Life

Nuclear is a great and terrible power

Billy Foley

Billy Foley

Billy has almost 30 years’ experience in journalism after leaving DCU with a BAJ. He has worked at the Irish Independent, Evening Herald and Sunday Independent in Dublin, the Cork-based Evening Echo and the New Zealand Herald. He joined the Irish News in 2000, working as a reporter and then Deputy News Editor. He has been News Editor since 2007

Billy Foley
Billy Foley Billy Foley

Britain’s Nuclear Secrets: Inside Sellafield, BBC 4, Monday

Running an energy programme is just like running the government – it’s impossible to be the good guy.

Opposition in politics and opposition to every type of energy generation which can be proven to be bad for us is a comfortable position.

Opposition politicians can recommend the state spends money on every cause without ever having to raise taxes or cut elsewhere.

While environmentalists and NIMBYists can demonstrate against fracking, nuclear power, fossil fuels and even wind without ever having to consider the consequences of a blackout.

Essentially all power production has negative effects. Oil, coal, gas and peat produce carbon dioxide which causes global warming.

Nuclear power leaves hideous waste behind for millennium and can be catastrophic if there is an accident. Wind looked like it was a great bet until we discovered it’s really expensive, noisy and people don’t like it anywhere near them.

Fracking, which releases gas trapped in rock, has dramatically dropped the price in America but gives concern about what it might do to the quality of our water and whether it may cause earthquakes.

The other consideration of a government keen to keep the lights on is continuation of supply. Oil can fluctuate greatly in price because of the cartel that sells it and the speculators who bet on it.

Gas looks better, except when it comes from Russia which sometimes likes to turn the taps off to make a political point.

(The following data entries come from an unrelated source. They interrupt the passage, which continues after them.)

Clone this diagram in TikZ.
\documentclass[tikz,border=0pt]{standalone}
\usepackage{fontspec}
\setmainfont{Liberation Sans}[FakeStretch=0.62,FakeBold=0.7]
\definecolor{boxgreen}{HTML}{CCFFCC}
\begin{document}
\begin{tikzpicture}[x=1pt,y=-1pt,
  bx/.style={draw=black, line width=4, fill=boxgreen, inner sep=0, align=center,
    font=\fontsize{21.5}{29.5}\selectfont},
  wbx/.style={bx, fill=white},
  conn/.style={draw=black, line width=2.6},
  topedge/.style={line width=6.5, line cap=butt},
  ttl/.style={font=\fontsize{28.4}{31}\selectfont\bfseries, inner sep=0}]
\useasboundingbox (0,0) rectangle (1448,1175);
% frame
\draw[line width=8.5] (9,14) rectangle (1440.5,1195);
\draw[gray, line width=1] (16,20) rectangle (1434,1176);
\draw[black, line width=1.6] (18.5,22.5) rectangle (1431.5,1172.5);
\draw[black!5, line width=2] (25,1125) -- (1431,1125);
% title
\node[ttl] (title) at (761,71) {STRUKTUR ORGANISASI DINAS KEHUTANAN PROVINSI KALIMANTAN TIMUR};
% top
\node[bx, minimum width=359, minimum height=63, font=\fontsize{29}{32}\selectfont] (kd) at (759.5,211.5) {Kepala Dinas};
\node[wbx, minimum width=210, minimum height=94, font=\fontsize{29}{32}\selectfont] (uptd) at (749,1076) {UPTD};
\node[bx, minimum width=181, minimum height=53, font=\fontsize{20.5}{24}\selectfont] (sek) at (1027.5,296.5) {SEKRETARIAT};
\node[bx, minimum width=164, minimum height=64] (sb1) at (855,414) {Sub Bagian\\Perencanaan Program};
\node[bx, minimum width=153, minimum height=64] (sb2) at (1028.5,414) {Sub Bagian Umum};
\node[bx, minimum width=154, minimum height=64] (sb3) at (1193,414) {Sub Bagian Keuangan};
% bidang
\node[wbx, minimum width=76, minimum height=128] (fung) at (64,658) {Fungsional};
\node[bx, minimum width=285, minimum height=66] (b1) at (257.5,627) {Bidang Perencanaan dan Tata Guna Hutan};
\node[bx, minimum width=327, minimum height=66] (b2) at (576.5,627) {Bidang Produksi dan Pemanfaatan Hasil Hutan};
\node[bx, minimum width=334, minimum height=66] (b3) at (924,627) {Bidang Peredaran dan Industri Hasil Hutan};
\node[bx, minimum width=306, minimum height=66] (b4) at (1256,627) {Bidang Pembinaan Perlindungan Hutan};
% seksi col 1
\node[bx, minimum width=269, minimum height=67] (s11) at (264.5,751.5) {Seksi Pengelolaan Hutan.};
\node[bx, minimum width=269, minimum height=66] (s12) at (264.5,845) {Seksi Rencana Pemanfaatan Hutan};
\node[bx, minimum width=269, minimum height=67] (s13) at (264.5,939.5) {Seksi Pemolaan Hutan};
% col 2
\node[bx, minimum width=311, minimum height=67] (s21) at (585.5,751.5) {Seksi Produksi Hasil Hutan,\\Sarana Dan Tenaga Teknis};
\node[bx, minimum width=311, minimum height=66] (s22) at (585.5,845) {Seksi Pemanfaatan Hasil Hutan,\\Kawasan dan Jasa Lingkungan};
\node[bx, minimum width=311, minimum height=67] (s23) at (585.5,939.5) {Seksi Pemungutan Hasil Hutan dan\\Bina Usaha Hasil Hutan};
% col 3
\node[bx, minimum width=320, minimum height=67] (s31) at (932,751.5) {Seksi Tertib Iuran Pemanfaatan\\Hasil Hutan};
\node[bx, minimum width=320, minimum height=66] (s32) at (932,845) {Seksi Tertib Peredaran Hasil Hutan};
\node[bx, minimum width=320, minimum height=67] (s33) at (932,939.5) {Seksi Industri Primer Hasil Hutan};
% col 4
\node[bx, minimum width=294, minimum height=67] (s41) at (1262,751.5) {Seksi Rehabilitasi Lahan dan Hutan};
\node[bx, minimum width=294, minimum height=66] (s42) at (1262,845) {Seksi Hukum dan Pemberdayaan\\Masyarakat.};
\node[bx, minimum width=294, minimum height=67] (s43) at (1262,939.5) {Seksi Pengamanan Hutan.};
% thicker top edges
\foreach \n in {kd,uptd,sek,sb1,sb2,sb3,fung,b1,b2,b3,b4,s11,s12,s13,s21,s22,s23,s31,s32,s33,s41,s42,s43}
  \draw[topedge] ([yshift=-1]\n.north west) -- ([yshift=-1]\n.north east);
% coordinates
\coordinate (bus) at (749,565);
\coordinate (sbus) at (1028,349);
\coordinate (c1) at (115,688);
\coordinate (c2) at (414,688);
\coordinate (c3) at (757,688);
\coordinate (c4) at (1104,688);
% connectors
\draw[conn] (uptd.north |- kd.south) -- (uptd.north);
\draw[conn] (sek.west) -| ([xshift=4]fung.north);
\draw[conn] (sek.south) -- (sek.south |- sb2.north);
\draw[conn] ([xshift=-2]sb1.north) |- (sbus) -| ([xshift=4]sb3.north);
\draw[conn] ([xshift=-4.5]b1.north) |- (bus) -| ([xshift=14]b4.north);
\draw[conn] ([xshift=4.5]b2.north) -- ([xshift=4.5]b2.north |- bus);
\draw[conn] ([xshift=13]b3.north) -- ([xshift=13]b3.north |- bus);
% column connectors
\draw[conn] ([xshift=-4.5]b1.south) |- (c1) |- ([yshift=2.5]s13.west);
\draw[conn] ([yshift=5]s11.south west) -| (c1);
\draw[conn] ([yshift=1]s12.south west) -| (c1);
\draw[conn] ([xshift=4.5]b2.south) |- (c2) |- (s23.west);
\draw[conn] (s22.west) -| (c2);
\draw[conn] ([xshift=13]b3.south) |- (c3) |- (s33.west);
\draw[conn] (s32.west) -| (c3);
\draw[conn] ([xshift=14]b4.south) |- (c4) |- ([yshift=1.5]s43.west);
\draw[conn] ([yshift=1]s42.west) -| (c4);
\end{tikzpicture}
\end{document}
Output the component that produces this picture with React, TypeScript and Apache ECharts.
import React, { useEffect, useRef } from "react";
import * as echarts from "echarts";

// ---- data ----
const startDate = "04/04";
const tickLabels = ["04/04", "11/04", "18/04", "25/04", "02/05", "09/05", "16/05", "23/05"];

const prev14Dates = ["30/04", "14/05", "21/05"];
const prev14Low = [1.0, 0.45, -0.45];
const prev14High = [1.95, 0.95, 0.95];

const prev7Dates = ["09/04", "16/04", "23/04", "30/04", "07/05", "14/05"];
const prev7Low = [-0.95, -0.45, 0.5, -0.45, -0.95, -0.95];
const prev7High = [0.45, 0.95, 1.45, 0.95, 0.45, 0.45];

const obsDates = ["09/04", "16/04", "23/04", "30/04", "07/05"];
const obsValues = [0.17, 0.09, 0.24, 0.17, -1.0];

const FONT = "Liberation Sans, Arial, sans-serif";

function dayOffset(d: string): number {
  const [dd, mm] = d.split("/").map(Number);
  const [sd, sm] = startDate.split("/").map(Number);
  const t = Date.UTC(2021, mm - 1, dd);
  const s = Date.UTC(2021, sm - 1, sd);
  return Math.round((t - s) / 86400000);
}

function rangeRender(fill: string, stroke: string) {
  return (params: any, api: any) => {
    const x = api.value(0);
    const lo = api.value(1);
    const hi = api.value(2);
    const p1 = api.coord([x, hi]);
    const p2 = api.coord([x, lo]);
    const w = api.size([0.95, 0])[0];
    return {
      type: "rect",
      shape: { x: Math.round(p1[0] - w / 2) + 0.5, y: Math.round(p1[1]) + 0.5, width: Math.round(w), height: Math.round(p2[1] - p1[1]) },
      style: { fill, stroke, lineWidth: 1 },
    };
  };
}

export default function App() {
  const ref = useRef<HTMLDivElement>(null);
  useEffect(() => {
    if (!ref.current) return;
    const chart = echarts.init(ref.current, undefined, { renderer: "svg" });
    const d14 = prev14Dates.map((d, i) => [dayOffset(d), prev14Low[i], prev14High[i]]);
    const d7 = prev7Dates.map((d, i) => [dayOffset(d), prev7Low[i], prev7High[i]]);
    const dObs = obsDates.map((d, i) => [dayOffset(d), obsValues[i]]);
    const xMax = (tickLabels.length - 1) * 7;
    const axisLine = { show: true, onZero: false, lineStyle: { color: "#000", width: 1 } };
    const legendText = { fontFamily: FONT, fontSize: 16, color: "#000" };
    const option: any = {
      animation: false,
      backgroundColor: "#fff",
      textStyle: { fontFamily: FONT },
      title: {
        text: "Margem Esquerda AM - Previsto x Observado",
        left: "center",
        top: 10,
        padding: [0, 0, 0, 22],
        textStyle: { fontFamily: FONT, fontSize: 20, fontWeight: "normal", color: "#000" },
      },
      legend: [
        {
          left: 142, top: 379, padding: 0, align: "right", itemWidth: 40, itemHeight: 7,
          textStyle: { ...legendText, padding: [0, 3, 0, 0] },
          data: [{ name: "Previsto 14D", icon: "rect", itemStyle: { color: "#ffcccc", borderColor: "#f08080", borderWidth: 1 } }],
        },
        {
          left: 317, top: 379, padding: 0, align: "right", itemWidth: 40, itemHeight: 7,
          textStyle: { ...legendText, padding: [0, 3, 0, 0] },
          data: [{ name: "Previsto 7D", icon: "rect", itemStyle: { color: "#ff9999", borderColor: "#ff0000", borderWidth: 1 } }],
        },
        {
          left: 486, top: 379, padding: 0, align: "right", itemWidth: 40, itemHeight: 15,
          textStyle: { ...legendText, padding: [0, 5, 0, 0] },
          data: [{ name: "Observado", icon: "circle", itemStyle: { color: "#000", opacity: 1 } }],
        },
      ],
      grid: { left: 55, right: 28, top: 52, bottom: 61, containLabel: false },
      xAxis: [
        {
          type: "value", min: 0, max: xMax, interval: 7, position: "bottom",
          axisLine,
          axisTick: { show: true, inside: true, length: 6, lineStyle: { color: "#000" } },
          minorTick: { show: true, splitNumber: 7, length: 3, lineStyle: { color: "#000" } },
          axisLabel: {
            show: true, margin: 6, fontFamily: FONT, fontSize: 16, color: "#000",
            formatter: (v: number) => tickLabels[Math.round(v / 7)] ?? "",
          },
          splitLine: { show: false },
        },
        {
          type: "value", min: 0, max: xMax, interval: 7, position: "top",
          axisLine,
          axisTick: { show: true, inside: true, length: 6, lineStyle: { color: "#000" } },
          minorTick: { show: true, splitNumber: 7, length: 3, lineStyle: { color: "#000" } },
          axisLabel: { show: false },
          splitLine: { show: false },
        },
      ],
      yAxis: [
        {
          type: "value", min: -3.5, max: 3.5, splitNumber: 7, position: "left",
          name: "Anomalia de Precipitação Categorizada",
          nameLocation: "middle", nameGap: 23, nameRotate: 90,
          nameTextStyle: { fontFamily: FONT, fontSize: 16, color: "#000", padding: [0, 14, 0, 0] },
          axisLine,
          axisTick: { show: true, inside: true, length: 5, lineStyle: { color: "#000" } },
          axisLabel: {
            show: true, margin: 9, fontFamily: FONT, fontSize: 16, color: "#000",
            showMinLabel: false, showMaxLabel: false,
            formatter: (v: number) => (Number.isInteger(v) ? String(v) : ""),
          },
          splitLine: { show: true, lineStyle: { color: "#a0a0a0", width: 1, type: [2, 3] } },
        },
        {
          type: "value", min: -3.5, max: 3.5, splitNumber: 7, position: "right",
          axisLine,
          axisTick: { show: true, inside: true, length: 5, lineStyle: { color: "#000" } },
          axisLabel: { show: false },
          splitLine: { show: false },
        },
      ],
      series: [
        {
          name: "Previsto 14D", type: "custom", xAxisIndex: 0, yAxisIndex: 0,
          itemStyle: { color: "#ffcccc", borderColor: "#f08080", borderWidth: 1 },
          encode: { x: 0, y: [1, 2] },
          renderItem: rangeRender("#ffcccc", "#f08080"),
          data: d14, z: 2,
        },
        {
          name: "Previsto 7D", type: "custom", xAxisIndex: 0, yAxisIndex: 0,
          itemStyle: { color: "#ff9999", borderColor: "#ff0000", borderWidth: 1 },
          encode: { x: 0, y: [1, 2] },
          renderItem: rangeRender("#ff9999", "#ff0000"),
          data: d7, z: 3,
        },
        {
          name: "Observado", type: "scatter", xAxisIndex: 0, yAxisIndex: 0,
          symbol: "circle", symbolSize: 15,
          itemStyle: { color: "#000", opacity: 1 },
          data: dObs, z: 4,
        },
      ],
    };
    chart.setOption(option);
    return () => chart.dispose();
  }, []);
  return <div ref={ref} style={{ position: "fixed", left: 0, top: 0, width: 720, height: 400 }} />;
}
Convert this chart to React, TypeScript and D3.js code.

It’s another reason why fracking is a game changer in the US, because the world’s largest economy is now self-sufficient in energy.

Britain has struggled with this problem since the end of the era of coal and nuclear in the 1980s and has yet to find a solution.

BBC 4’s new nuclear series isn’t specifically about how we power the future but is an unavoidable consideration of every programme.

Nuclear physicist Jim Al-Khalili began the series with a trip to Sellafield in a week the world commemorated the 70th anniversaries of Hiroshima and Nagasaki and also as Japan restarted its nuclear programmes four-years after a tsunami caused a reactor to explode.

Sellafield is special to us for two reasons. Firstly because it is so close to Ireland and secondly because it houses hundreds of tonnes of spent fuel rods from all Britain’s reactors in the 1980s and is also the site of the THORP reprocessing plant which is taking in nuclear waste from all over the world.

There were times when there was a bit too much complex physics in ‘Inside Sellafield,’ but this is an important programme.

Nuclear has so much going for it. It has security of supply, it’s cheap and it could end global warming but when Dr Al-Khalili showed us the sheer scale of the nuclear residue which would be dangerous for another 20 generations, you shivered.

Who’d want to be in government and make that decision?

***

Christian Louboutin: The World’s Most Famous Shoes, Channel 4, Tuesday at 9pm

It’s a name most husbands fear – Louboutin and his famous red soles.

He’s feared because his shoes cost from £600 and up and every woman who’s ever dreamed of the little Carrie Bradshaw inside her wants a pair.

As it turns out I liked Louboutin. He’s not at all the prancing diva I had imagined.

Perhaps I’ve been taken in by him, but he was convincing as a guy who realised that what he was doing didn’t hold a huge amount of significance, but he was good at it and enjoyed it.

``I think I make a very useless work and I am proud of it,'' he says.